Apparently it is just really unfortunate if you get a flat tire but not worth a penalty of any sort.   The best thing to do is just pick you up from a comfortable air-conditioned spot and return you to your hostel, wishing you well and hoping you'll tell your friends about Mendoza and the bikes & wine tour.  


Transitional Object: Eggs Benedict

 After graduating from photography school I still didn't quite know what I wanted to do.  I made plans to move to New York after 3 months of spinning my wheels at home with no job and no money.  It seemed to be the biggest and craziest thing I could think of to do and at least I could say I gave it a shot.

One thing was for sure, I could not stay in Montana.

Preparing to move is a task all its own.  Preparing to move without any knowledge of what could possibly lie ahead is downright crazy.  I had never been to New York before and really had never spent any time in cities except a day trip to Boston and passing through Paris while the transit was on strike.  As with any emotional hurdle, my coping mechanism seems to be to find one food that is comforting and eat only that until the initial uncertainty has passed.  Eggs benedict happened to be that transitional food for my mental preparation for New York City.

I would make it in the morning and then sit at the computer eating my eggs benedict and sift through craigslist housing posts for the New York area.  "Where is 'Hell's Kitchen'?" I thought as I sopped up the remaining hollandaise sauce with my english muffin.  "That sounds horrible..."

In the evening all I had to do was rinse the dishes I had used earlier and make another round.  If I was lucky there was extra hollandaise sauce left that I could just reheat.  
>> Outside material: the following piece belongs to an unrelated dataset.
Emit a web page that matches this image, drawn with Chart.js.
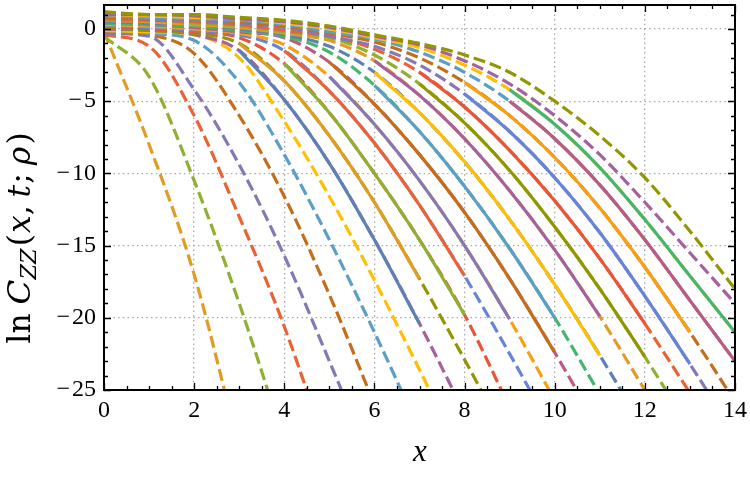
<!DOCTYPE html>
<html><head><meta charset="utf-8">
<script src="https://cdn.jsdelivr.net/npm/chart.js@4"></script>
<style>html,body{margin:0;padding:0;background:#fff}canvas{display:block}</style>
</head><body>
<canvas id="c" width="750" height="480"></canvas>
<script>
// ---- data ----
const xGrid = [0,1,2,3,4,5,6,7,8,9,10,11,12,13,14];
const xTickValues = [0,2,4,6,8,10,12,14];
const xTickLabels = ['0','2','4','6','8','10','12','14'];
const yTickValues = [-25,-20,-15,-10,-5,0];
const yTickLabels = ['\u2212\u200A25','\u2212\u200A20','\u2212\u200A15','\u2212\u200A10','\u2212\u200A5','0'];

// dashed curves (index 2..25 in the colour cycle), values at x = 0,1,2,...
const dashed02 = [-0.2, -8.0, -17.0, -29.1];
const dashed03 = [-0.5, -3.3, -10.5, -19.0, -28.6];
const dashed04 = [-0.4, -1.2, -6.0, -13.0, -20.6, -29.7];
const dashed05 = [-0.3, -0.5, -4.2, -9.4, -15.7, -23.0, -30.5];
const dashed06 = [-0.2, -0.4, -1.7, -6.0, -11.6, -18.4, -26.0];
const dashed07 = [-0.1, -0.3, -0.8, -3.7, -8.7, -14.6, -21.0, -27.8];
const dashed08 = [-0.1, -0.2, -0.4, -2.0, -6.4, -11.6, -17.4, -23.6, -30.0];
const dashed09 = [0.0, -0.1, -0.4, -1.5, -4.9, -9.3, -14.6, -20.4, -26.6];
const dashed10 = [0.1, -0.1, -0.3, -1.0, -3.6, -7.4, -12.0, -17.3, -22.9, -28.7];
const dashed11 = [0.2, 0.0, -0.2, -0.6, -2.4, -5.8, -10.0, -14.6, -19.8, -26.2];
const dashed12 = [0.2, 0.1, -0.1, -0.4, -1.5, -4.3, -7.9, -12.2, -17.1, -22.5, -28.1];
const dashed13 = [0.3, 0.2, 0.0, -0.3, -1.1, -3.3, -6.6, -10.5, -15.0, -20.1, -25.7];
const dashed14 = [0.4, 0.3, 0.1, -0.2, -0.6, -2.3, -5.2, -8.7, -12.7, -17.3, -22.4, -27.8];
const dashed15 = [0.4, 0.3, 0.2, -0.1, -0.5, -1.6, -3.9, -7.1, -10.9, -15.2, -20.0, -25.3];
const dashed16 = [0.5, 0.4, 0.3, 0.0, -0.4, -1.2, -3.0, -5.8, -9.2, -13.2, -17.7, -22.6, -27.8];
const dashed17 = [0.6, 0.5, 0.3, 0.1, -0.3, -0.8, -2.2, -4.6, -7.6, -11.2, -15.3, -19.9, -25.0];
const dashed18 = [0.6, 0.6, 0.4, 0.2, -0.2, -0.6, -1.8, -3.8, -6.5, -9.8, -13.7, -18.0, -22.7, -27.7];
const dashed19 = [0.7, 0.6, 0.5, 0.3, -0.1, -0.5, -1.4, -3.0, -5.4, -8.4, -11.9, -15.9, -20.4, -25.2];
const dashed20 = [0.8, 0.7, 0.6, 0.4, 0.1, -0.5, -1.2, -2.5, -4.5, -7.1, -10.3, -14.1, -18.5, -23.2, -28.1];
const dashed21 = [0.8, 0.8, 0.7, 0.5, 0.2, -0.3, -0.9, -2.0, -3.7, -6.0, -8.9, -12.4, -16.5, -21.0, -25.8];
const dashed22 = [0.9, 0.8, 0.7, 0.6, 0.3, -0.2, -0.7, -1.6, -3.0, -5.0, -7.6, -10.8, -14.6, -18.8, -23.0];
const dashed23 = [1.0, 0.9, 0.8, 0.7, 0.4, 0.0, -0.6, -1.3, -2.5, -4.2, -6.6, -9.6, -13.2, -17.1, -21.0];
const dashed24 = [1.0, 1.0, 0.9, 0.7, 0.5, 0.1, -0.5, -1.1, -2.2, -3.8, -6.0, -8.7, -12.0, -15.5, -19.0];
const dashed25 = [1.2, 1.0, 1.0, 0.8, 0.6, 0.2, -0.4, -1.0, -1.8, -3.0, -5.0, -7.4, -10.3, -14.0, -18.0];

// solid curves (index 1..15), first value at x = solidStart
const solidStart = [3,3,4,4,5,5,6,6,6,7,7,8,8,9,9];
const solid01 = [-1.5, -4.9, -9.3, -14.6, -20.4];
const solid02 = [-1.0, -3.6, -7.4, -12.0, -17.3];
const solid03 = [-2.4, -5.8, -10.0, -14.6, -19.8];
const solid04 = [-1.5, -4.3, -7.9, -12.2, -17.1];
const solid05 = [-3.3, -6.6, -10.5, -15.0, -20.1];
const solid06 = [-2.3, -5.2, -8.7, -12.7, -17.3, -22.4];
const solid07 = [-3.9, -7.1, -10.9, -15.2, -20.0];
const solid08 = [-3.0, -5.8, -9.2, -13.2, -17.7, -22.6];
const solid09 = [-2.2, -4.6, -7.6, -11.2, -15.3, -19.9];
const solid10 = [-3.8, -6.5, -9.8, -13.7, -18.0, -22.7];
const solid11 = [-3.0, -5.4, -8.4, -11.9, -15.9, -20.4];
const solid12 = [-4.5, -7.1, -10.3, -14.1, -18.5, -23.2];
const solid13 = [-3.7, -6.0, -8.9, -12.4, -16.5, -21.0];
const solid14 = [-5.0, -7.6, -10.8, -14.6, -18.8, -23.0];
const solid15 = [-4.2, -6.6, -9.6, -13.2, -17.1, -21.0];

const palette = ['#5E81B5','#E19C24','#8FB032','#EB6235','#8778B3','#C56E1A','#5D9EC7',
  '#FFBF00','#A5609D','#929600','#E95536','#6685D9','#F89F13','#BC5B80','#47B66D'];

const dashedList = [dashed02,dashed03,dashed04,dashed05,dashed06,dashed07,dashed08,dashed09,
  dashed10,dashed11,dashed12,dashed13,dashed14,dashed15,dashed16,dashed17,dashed18,dashed19,
  dashed20,dashed21,dashed22,dashed23,dashed24,dashed25];
const solidList = [solid01,solid02,solid03,solid04,solid05,solid06,solid07,solid08,solid09,
  solid10,solid11,solid12,solid13,solid14,solid15];

// ---- build datasets ----
const datasets = [];
dashedList.forEach((arr, i) => {
  const idx = i + 2;
  datasets.push({
    data: arr.map((v, j) => ({x: xGrid[j], y: v})),
    borderColor: palette[(idx - 1) % 15],
    borderWidth: 3.2,
    borderDash: [12, 5],
    pointRadius: 0,
    fill: false,
    cubicInterpolationMode: 'monotone',
    order: 100 - idx,
    clip: 0
  });
});
solidList.forEach((arr, i) => {
  datasets.push({
    data: arr.map((v, j) => ({x: xGrid[solidStart[i] + j], y: v})),
    borderColor: palette[i % 15],
    borderWidth: 3.2,
    pointRadius: 0,
    fill: false,
    cubicInterpolationMode: 'monotone',
    order: -1 - i,
    clip: 0
  });
});

const SERIF = "'Liberation Serif', 'DejaVu Serif', serif";
const TSERIF = "'DejaVu Serif', 'Liberation Serif', serif";

const framePlugin = {
  id: 'frame',
  afterDatasetsDraw(chart) {
    const {ctx, chartArea: a, scales: {x, y}} = chart;
    ctx.save();
    ctx.strokeStyle = '#000';
    ctx.lineWidth = 1.3;
    ctx.beginPath();
    for (let k = 0; k <= 28; k++) {
      const v = k * 0.5;
      const px = Math.round(x.getPixelForValue(v)) + 0.5;
      const len = (k % 4 === 0) ? 7 : 4;
      ctx.moveTo(px, a.bottom); ctx.lineTo(px, a.bottom - len);
      ctx.moveTo(px, a.top); ctx.lineTo(px, a.top + len);
    }
    for (let v = -25; v <= 1; v++) {
      const py = Math.round(y.getPixelForValue(v)) + 0.5;
      const len = (v % 5 === 0) ? 7 : 4;
      ctx.moveTo(a.left, py); ctx.lineTo(a.left + len, py);
      ctx.moveTo(a.right, py); ctx.lineTo(a.right - len, py);
    }
    ctx.stroke();
    ctx.lineWidth = 2;
    ctx.strokeRect(a.left, a.top, a.right - a.left, a.bottom - a.top);
    ctx.restore();
  },
  afterDraw(chart) {
    const {ctx} = chart;
    ctx.save();
    ctx.fillStyle = '#000';
    // x title
    ctx.font = 'italic 31px ' + SERIF;
    ctx.textAlign = 'center';
    ctx.textBaseline = 'middle';
    ctx.fillText('x', 420, 453);
    // y title
    const segs = [
      {t: 'ln', f: '28px ' + TSERIF, dy: 0, g: 8},
      {t: 'C', f: 'italic 29px ' + TSERIF, dy: 0, g: 0},
      {t: 'ZZ', f: 'italic 20px ' + TSERIF, dy: 7, g: 2},
      {t: '(', f: '28px ' + TSERIF, dy: 0, g: 1},
      {t: 'x', f: 'italic 28px ' + TSERIF, dy: 0, g: 0},
      {t: ',', f: '28px ' + TSERIF, dy: 0, g: 7},
      {t: 't', f: 'italic 28px ' + TSERIF, dy: 0, g: 1},
      {t: ';', f: '28px ' + TSERIF, dy: 0, g: 7},
      {t: '\u03C1', f: 'italic 28px ' + TSERIF, dy: 0, g: 2},
      {t: ')', f: '28px ' + TSERIF, dy: 0, g: 0}
    ];
    let total = 0;
    segs.forEach(s => { ctx.font = s.f; s.w = ctx.measureText(s.t).width; total += s.w + s.g; });
    const sc = Math.min(1.12, 250 / total);
    ctx.translate(22, 238);
    ctx.rotate(-Math.PI / 2);
    ctx.scale(sc, sc);
    ctx.textAlign = 'left';
    ctx.textBaseline = 'middle';
    let cx = -total / 2;
    segs.forEach(s => { ctx.font = s.f; ctx.fillText(s.t, cx, s.dy); cx += s.w + s.g; });
    ctx.restore();
  }
};

new Chart(document.getElementById('c'), {
  type: 'line',
  data: {datasets},
  options: {
    responsive: false,
    animation: false,
    devicePixelRatio: 1,
    layout: {padding: {top: 5, right: 15, left: 0, bottom: 0}},
    plugins: {legend: {display: false}, tooltip: {enabled: false}},
    scales: {
      x: {
        type: 'linear', min: 0, max: 14,
        afterFit: s => { s.height = 90; s.paddingLeft = 0; s.paddingRight = 0; },
        afterBuildTicks: s => { s.ticks = xTickValues.map(v => ({value: v})); },
        ticks: {
          padding: 6, color: '#000', maxRotation: 0,
          font: {family: SERIF, size: 24},
          callback: v => xTickLabels[xTickValues.indexOf(v)]
        },
        grid: {color: '#a8a8a8', lineWidth: 1.3, drawTicks: false},
        border: {display: false, dash: [1.5, 3.2]}
      },
      y: {
        type: 'linear', min: -25, max: 1.66,
        afterFit: s => { s.width = 104; s.paddingTop = 0; s.paddingBottom = 0; },
        afterBuildTicks: s => { s.ticks = yTickValues.map(v => ({value: v})); },
        ticks: {
          padding: 8, color: '#000',
          font: {family: SERIF, size: 24},
          callback: v => yTickLabels[yTickValues.indexOf(v)]
        },
        grid: {color: '#a8a8a8', lineWidth: 1.3, drawTicks: false},
        border: {display: false, dash: [1.5, 3.2]}
      }
    }
  },
  plugins: [framePlugin]
});
</script>
</body></html>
It wasn't intentional and probably horrible for my  cholesterol, but it literally was the only thing I craved and wanted to eat while mentally working out this huge transition.  The craving subsided when I finally did make the move and I incorporated a whole new variety of foods into my diet.  One might think I got really sick of eggs benedict after eating solely that for about a week but I think of it more as something I had an attachment to and then outgrew.  I still like eggs benedict, like one might still feel fondly for their childhood stuffed animal.  It was comforting to me.